Reading about the Smokies

What books would you recommend for a  group coming to Great Smoky Mountains National Park for the first time? When I go to a new place, I like to read a couple of novels that give me a feel for the place, along with the guidebooks and field guides.

Elk in Cataloochee1.  Serena by Ron Rash. In 1929, Serena and George come to the Smoky Mountains to establish a timber empire. Serena is the ultimate Lady Macbeth, who with George, goes out to ruin everyone who stand in their way. The logging camp is supposed to be inspired by Smokemont Campground in Great Smoky Mountains National Park. Serena was made into a movie with Jennifer Lawrence, which is supposed to come out this year. Ron Rash is the premiere Southern Appalachian writer, now world-famous. I have read every novel he’s written and I’m eagerly waiting for the next one.

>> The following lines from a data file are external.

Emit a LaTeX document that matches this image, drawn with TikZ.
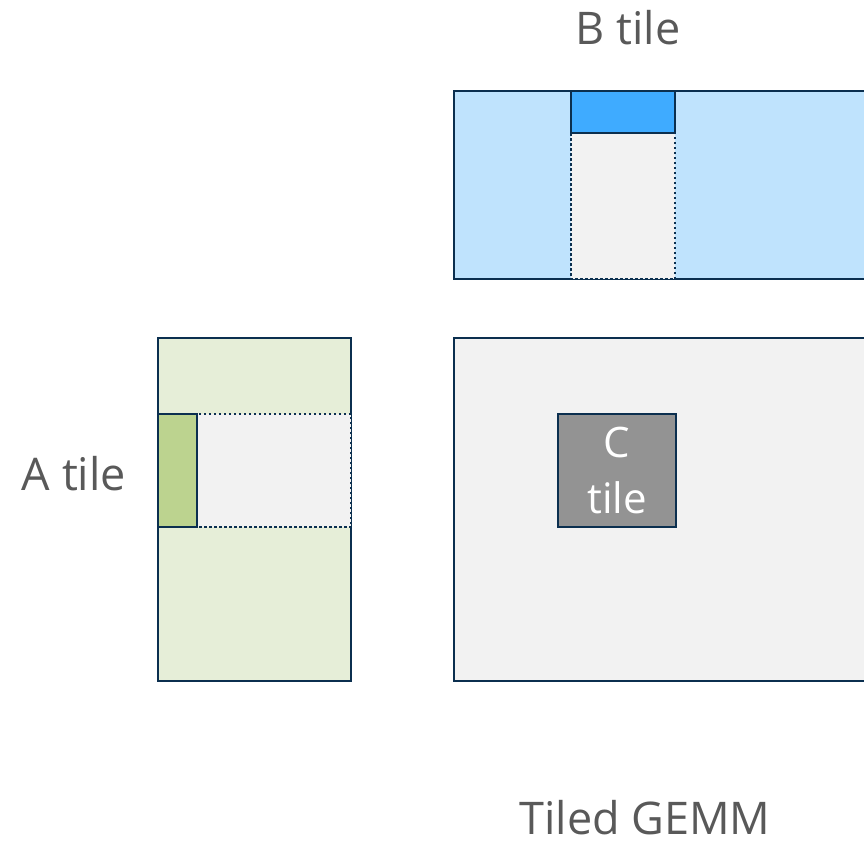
\documentclass[tikz,border=0pt]{standalone}
\usepackage{fontspec}
\setmainfont{Open Sans}
\definecolor{navy}{HTML}{0B2F4F}
\definecolor{bfill}{HTML}{BFE3FD}
\definecolor{btile}{HTML}{3FABFF}
\definecolor{afill}{HTML}{E6EED8}
\definecolor{atile}{HTML}{BCD38F}
\definecolor{lgray}{HTML}{F2F2F2}
\definecolor{ctile}{HTML}{939393}
\definecolor{txt}{HTML}{595959}
\begin{document}
\begin{tikzpicture}[x=1pt,y=-1pt,
  solidbox/.style={draw=navy,line width=2.5pt},
  dotbox/.style={draw=navy,line width=2.5pt,dash pattern=on 2.5pt off 2.5pt,fill=lgray},
  lab/.style={text=txt,font=\fontsize{45}{52}\selectfont,inner sep=0pt,anchor=base}]
\useasboundingbox (0,0) rectangle (864,847);
\begin{scope}
\clip (0,0) rectangle (864,847);
% B matrix
\path[solidbox,fill=bfill] (454,91) rectangle (900,279);
\path[dotbox] (571,133) rectangle (675,279);
\node[solidbox,fill=btile,minimum width=104pt,minimum height=42pt,inner sep=0pt] (bt) at (623,112) {};
% A matrix
\node[solidbox,fill=afill,minimum width=193pt,minimum height=343pt,inner sep=0pt] (am) at (254.5,509.5) {};
\path[dotbox] (197,414) rectangle (351,527);
\node[solidbox,fill=atile,minimum width=39pt,minimum height=113pt,inner sep=0pt] (at) at (177.5,470.5) {};
% C matrix
\path[solidbox,fill=lgray] (454,338) rectangle (900,681);
\node[solidbox,fill=ctile,minimum width=118pt,minimum height=113pt,inner sep=0pt,
  text=white,align=center,font=\fontsize{42}{56}\selectfont] (ct) at (617,470.5) {C\\tile};
\end{scope}
% labels
\node[lab] (blab) at (628,44) {B tile};
\node[lab] (alab) at (74,490) {A tile};
\node[lab] (glab) at (645,834) {Tiled GEMM};
\end{tikzpicture}
\end{document}
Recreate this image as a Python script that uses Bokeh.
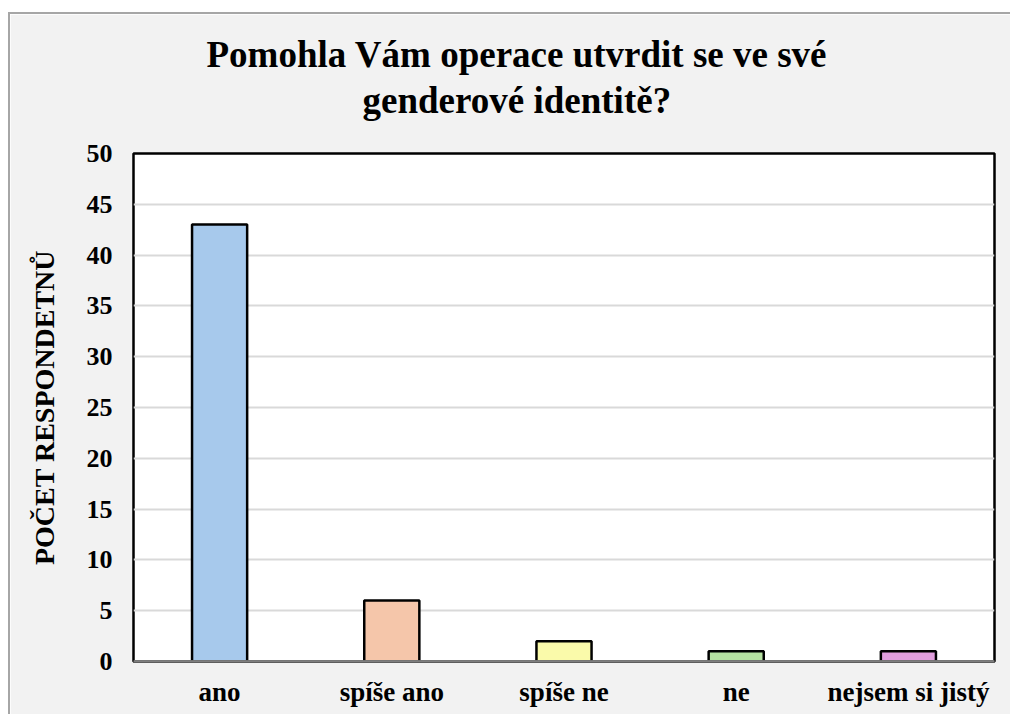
from bokeh.plotting import figure
from bokeh.models import Range1d, FixedTicker, Title, ColumnDataSource, FactorRange, Span
from bokeh.embed import file_html
from bokeh.resources import INLINE

categories = ["ano", "spíše ano", "spíše ne", "ne", "nejsem si jistý"]
counts = [43, 6, 2, 1, 1]
bar_colors = ["#A7C9EC", "#F5C6AA", "#FAFAAA", "#B5E1A1", "#E19EDD"]
y_ticks = [0, 5, 10, 15, 20, 25, 30, 35, 40, 45, 50]
title_lines = ["Pomohla Vám operace utvrdit se ve své", "genderové identitě?"]
y_label = "POČET RESPONDETNŮ"

FONT = "Liberation Serif"

source = ColumnDataSource(dict(cat=categories, val=counts, color=bar_colors))

p = figure(
    x_range=FactorRange(*categories),
    y_range=Range1d(0, 50),
    width=1002, height=702,
    output_backend="svg", toolbar_location=None,
    min_border_left=123, min_border_right=18,
    min_border_top=139, min_border_bottom=55,
    background_fill_color="white",
    border_fill_color="#F2F2F2",
    styles={"margin-left": "8px", "margin-top": "12px",
            "border-left": "2px solid #A6A6A6", "border-top": "2px solid #A6A6A6"},
)

p.vbar(x="cat", top="val", width=0.32, source=source,
       fill_color="color", line_color="black", line_width=2.5)

p.outline_line_color = "black"
p.outline_line_width = 2.5

p.xgrid.grid_line_color = None
p.ygrid.grid_line_color = "#D9D9D9"
p.ygrid.grid_line_width = 2
p.yaxis.ticker = FixedTicker(ticks=y_ticks)

for ax in (p.xaxis[0], p.yaxis[0]):
    ax.major_tick_line_color = None
    ax.minor_tick_line_color = None
    ax.major_label_text_font = FONT
    ax.major_label_text_font_style = "bold"
    ax.major_label_text_color = "black"

p.yaxis.axis_line_color = None
p.yaxis.major_label_text_font_size = "26px"
p.yaxis.major_label_standoff = 15
p.yaxis.axis_label = y_label
p.yaxis.axis_label_text_font = FONT
p.yaxis.axis_label_text_font_style = "bold"
p.yaxis.axis_label_text_font_size = "28px"
p.yaxis.axis_label_text_color = "black"
p.yaxis.axis_label_standoff = 24

p.xaxis.axis_line_color = "#808080"
p.xaxis.axis_line_width = 2
p.xaxis.major_label_text_font_size = "27px"
p.xaxis.major_label_standoff = 9

p.add_layout(Span(location=0, dimension="width", line_color="#7F7F7F", line_width=2.5))

# spacer between frame and title lines
p.add_layout(Title(text=" ", text_font_size="10px", standoff=20), "above")
offsets = [73, 229]
standoffs = [6, 0]
for txt, off, so in reversed(list(zip(title_lines, offsets, standoffs))):
    p.add_layout(Title(text=txt, align="left", offset=off, standoff=so,
                       vertical_align="bottom",
                       text_font=FONT, text_font_style="bold", text_font_size="37px",
                       text_color="black"), "above")

open("out.html", "w").write(file_html(p, INLINE))
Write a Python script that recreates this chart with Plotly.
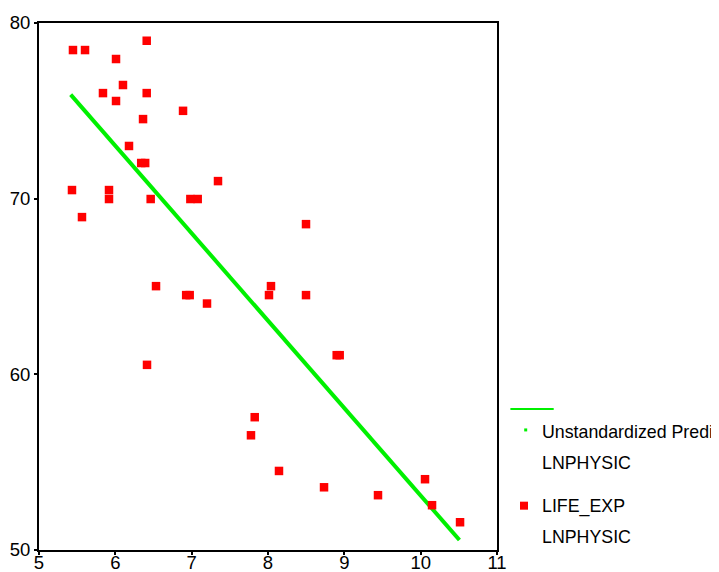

Cabin in Little Cataloochee
Cabin in Little Cataloochee

2.  Cataloochee by Wayne Caldwell. Caldwell’s ancestors lived in Cataloochee, an active community before it was incorporated into the park. But even in this paradise, there was feuding, ambition and dissent. But no problem is as important than the rumblings that the Federal Government is going to turn the area into a national park and the residents were going to be bought out. Caldwell is a protege of Charles Frazier, of Cold Mountain fame.

3. Requiem by Fire by Wayne Caldwell. This is the sequel to Cataloochee. What does happen when the residents have to more out of Cataloochee?

Of course, there are so many good Southern Appalachian writers: Charles Frazier, Lee Smith, Sharyn McCrumb, Jan Karon, even Thomas Wolfe though he’s a challenge to get through.

But the three novels above are set in what is now Great Smoky Mountains National Park. So read those and I’ll give you some more later.

 

One thought on “Reading about the Smokies

  1. Wayne Caldwell’s novels are excellent. They gave me a whole new perspective on the Cataloochee area. As I walked through the valley I felt pangs of sadness for the people that once lived there.